--- start ---

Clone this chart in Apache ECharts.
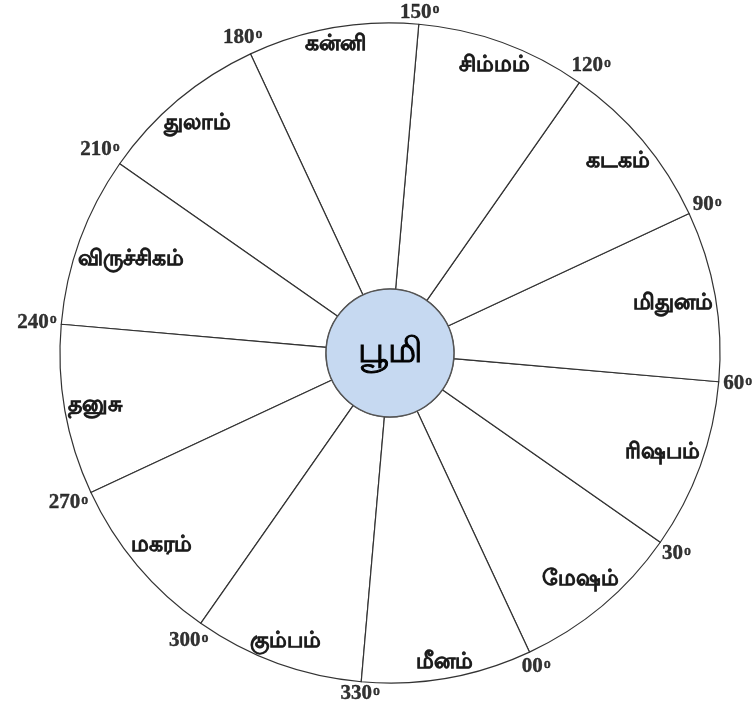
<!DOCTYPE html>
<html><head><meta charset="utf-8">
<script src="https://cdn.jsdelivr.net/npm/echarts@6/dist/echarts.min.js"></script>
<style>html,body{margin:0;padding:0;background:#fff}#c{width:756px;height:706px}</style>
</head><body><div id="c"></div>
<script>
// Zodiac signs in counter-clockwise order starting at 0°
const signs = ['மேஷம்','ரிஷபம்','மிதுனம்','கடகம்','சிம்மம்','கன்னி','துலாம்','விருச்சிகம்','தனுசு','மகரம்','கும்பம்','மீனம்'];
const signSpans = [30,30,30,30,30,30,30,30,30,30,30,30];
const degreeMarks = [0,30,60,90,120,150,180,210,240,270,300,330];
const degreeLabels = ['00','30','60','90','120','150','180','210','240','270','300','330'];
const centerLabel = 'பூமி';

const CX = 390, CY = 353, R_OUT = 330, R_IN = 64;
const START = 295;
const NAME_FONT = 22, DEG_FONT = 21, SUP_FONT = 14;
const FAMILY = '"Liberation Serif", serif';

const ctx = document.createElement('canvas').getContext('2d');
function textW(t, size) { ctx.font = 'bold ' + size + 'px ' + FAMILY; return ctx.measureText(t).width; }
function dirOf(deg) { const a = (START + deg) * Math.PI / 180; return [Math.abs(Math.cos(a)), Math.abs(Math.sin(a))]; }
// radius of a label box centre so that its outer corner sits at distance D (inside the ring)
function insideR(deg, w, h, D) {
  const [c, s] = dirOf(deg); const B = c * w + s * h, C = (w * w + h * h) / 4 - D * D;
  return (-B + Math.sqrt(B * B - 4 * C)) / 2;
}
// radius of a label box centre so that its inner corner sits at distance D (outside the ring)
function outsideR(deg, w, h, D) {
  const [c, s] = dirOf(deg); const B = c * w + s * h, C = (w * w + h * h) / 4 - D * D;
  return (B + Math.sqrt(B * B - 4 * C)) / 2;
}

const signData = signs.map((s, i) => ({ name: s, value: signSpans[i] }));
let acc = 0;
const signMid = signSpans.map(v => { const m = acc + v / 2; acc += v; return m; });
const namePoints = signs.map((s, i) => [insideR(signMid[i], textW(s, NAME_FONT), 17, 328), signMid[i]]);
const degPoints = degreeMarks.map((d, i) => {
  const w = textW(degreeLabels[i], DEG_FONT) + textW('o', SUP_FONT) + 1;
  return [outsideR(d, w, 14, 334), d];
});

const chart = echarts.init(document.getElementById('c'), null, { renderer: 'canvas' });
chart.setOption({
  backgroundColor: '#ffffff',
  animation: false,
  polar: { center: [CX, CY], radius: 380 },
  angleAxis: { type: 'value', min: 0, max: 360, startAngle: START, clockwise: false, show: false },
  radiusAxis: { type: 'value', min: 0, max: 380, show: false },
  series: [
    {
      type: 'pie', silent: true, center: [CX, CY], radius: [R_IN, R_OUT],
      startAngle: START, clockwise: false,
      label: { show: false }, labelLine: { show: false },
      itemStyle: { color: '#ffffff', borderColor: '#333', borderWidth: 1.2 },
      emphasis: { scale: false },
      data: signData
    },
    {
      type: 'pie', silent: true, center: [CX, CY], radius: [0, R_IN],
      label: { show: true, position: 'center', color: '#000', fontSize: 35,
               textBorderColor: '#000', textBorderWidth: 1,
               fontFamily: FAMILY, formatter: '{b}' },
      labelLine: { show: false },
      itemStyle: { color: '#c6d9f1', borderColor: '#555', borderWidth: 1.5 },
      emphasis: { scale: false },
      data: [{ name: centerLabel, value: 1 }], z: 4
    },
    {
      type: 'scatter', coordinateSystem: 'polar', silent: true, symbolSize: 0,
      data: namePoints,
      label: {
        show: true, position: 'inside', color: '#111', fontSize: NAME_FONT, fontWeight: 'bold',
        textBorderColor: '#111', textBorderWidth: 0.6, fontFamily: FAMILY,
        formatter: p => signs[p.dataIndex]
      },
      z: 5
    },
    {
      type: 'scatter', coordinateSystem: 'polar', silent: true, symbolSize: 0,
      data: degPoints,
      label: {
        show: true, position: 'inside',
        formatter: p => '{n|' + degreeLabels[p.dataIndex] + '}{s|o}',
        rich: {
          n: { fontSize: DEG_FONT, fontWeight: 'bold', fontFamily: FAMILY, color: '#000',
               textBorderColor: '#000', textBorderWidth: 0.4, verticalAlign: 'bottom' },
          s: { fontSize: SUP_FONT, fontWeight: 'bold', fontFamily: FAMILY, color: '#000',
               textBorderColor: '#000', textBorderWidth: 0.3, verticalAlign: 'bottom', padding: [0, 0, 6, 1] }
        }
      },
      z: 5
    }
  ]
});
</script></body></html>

--- end ---

● **AIM OF THE TASK**
Copy every line above word for word and exclude the pictures.

● **SOLUTION FOR THIS PROBLEM**
Clone this chart in Apache ECharts.
<!DOCTYPE html>
<html><head><meta charset="utf-8">
<script src="https://cdn.jsdelivr.net/npm/echarts@6/dist/echarts.min.js"></script>
<style>html,body{margin:0;padding:0;background:#fff}#c{width:756px;height:706px}</style>
</head><body><div id="c"></div>
<script>
// Zodiac signs in counter-clockwise order starting at 0°
const signs = ['மேஷம்','ரிஷபம்','மிதுனம்','கடகம்','சிம்மம்','கன்னி','துலாம்','விருச்சிகம்','தனுசு','மகரம்','கும்பம்','மீனம்'];
const signSpans = [30,30,30,30,30,30,30,30,30,30,30,30];
const degreeMarks = [0,30,60,90,120,150,180,210,240,270,300,330];
const degreeLabels = ['00','30','60','90','120','150','180','210','240','270','300','330'];
const centerLabel = 'பூமி';

const CX = 390, CY = 353, R_OUT = 330, R_IN = 64;
const START = 295;
const NAME_FONT = 22, DEG_FONT = 21, SUP_FONT = 14;
const FAMILY = '"Liberation Serif", serif';

const ctx = document.createElement('canvas').getContext('2d');
function textW(t, size) { ctx.font = 'bold ' + size + 'px ' + FAMILY; return ctx.measureText(t).width; }
function dirOf(deg) { const a = (START + deg) * Math.PI / 180; return [Math.abs(Math.cos(a)), Math.abs(Math.sin(a))]; }
// radius of a label box centre so that its outer corner sits at distance D (inside the ring)
function insideR(deg, w, h, D) {
  const [c, s] = dirOf(deg); const B = c * w + s * h, C = (w * w + h * h) / 4 - D * D;
  return (-B + Math.sqrt(B * B - 4 * C)) / 2;
}
// radius of a label box centre so that its inner corner sits at distance D (outside the ring)
function outsideR(deg, w, h, D) {
  const [c, s] = dirOf(deg); const B = c * w + s * h, C = (w * w + h * h) / 4 - D * D;
  return (B + Math.sqrt(B * B - 4 * C)) / 2;
}

const signData = signs.map((s, i) => ({ name: s, value: signSpans[i] }));
let acc = 0;
const signMid = signSpans.map(v => { const m = acc + v / 2; acc += v; return m; });
const namePoints = signs.map((s, i) => [insideR(signMid[i], textW(s, NAME_FONT), 17, 328), signMid[i]]);
const degPoints = degreeMarks.map((d, i) => {
  const w = textW(degreeLabels[i], DEG_FONT) + textW('o', SUP_FONT) + 1;
  return [outsideR(d, w, 14, 334), d];
});

const chart = echarts.init(document.getElementById('c'), null, { renderer: 'canvas' });
chart.setOption({
  backgroundColor: '#ffffff',
  animation: false,
  polar: { center: [CX, CY], radius: 380 },
  angleAxis: { type: 'value', min: 0, max: 360, startAngle: START, clockwise: false, show: false },
  radiusAxis: { type: 'value', min: 0, max: 380, show: false },
  series: [
    {
      type: 'pie', silent: true, center: [CX, CY], radius: [R_IN, R_OUT],
      startAngle: START, clockwise: false,
      label: { show: false }, labelLine: { show: false },
      itemStyle: { color: '#ffffff', borderColor: '#333', borderWidth: 1.2 },
      emphasis: { scale: false },
      data: signData
    },
    {
      type: 'pie', silent: true, center: [CX, CY], radius: [0, R_IN],
      label: { show: true, position: 'center', color: '#000', fontSize: 35,
               textBorderColor: '#000', textBorderWidth: 1,
               fontFamily: FAMILY, formatter: '{b}' },
      labelLine: { show: false },
      itemStyle: { color: '#c6d9f1', borderColor: '#555', borderWidth: 1.5 },
      emphasis: { scale: false },
      data: [{ name: centerLabel, value: 1 }], z: 4
    },
    {
      type: 'scatter', coordinateSystem: 'polar', silent: true, symbolSize: 0,
      data: namePoints,
      label: {
        show: true, position: 'inside', color: '#111', fontSize: NAME_FONT, fontWeight: 'bold',
        textBorderColor: '#111', textBorderWidth: 0.6, fontFamily: FAMILY,
        formatter: p => signs[p.dataIndex]
      },
      z: 5
    },
    {
      type: 'scatter', coordinateSystem: 'polar', silent: true, symbolSize: 0,
      data: degPoints,
      label: {
        show: true, position: 'inside',
        formatter: p => '{n|' + degreeLabels[p.dataIndex] + '}{s|o}',
        rich: {
          n: { fontSize: DEG_FONT, fontWeight: 'bold', fontFamily: FAMILY, color: '#000',
               textBorderColor: '#000', textBorderWidth: 0.4, verticalAlign: 'bottom' },
          s: { fontSize: SUP_FONT, fontWeight: 'bold', fontFamily: FAMILY, color: '#000',
               textBorderColor: '#000', textBorderWidth: 0.3, verticalAlign: 'bottom', padding: [0, 0, 6, 1] }
        }
      },
      z: 5
    }
  ]
});
</script></body></html>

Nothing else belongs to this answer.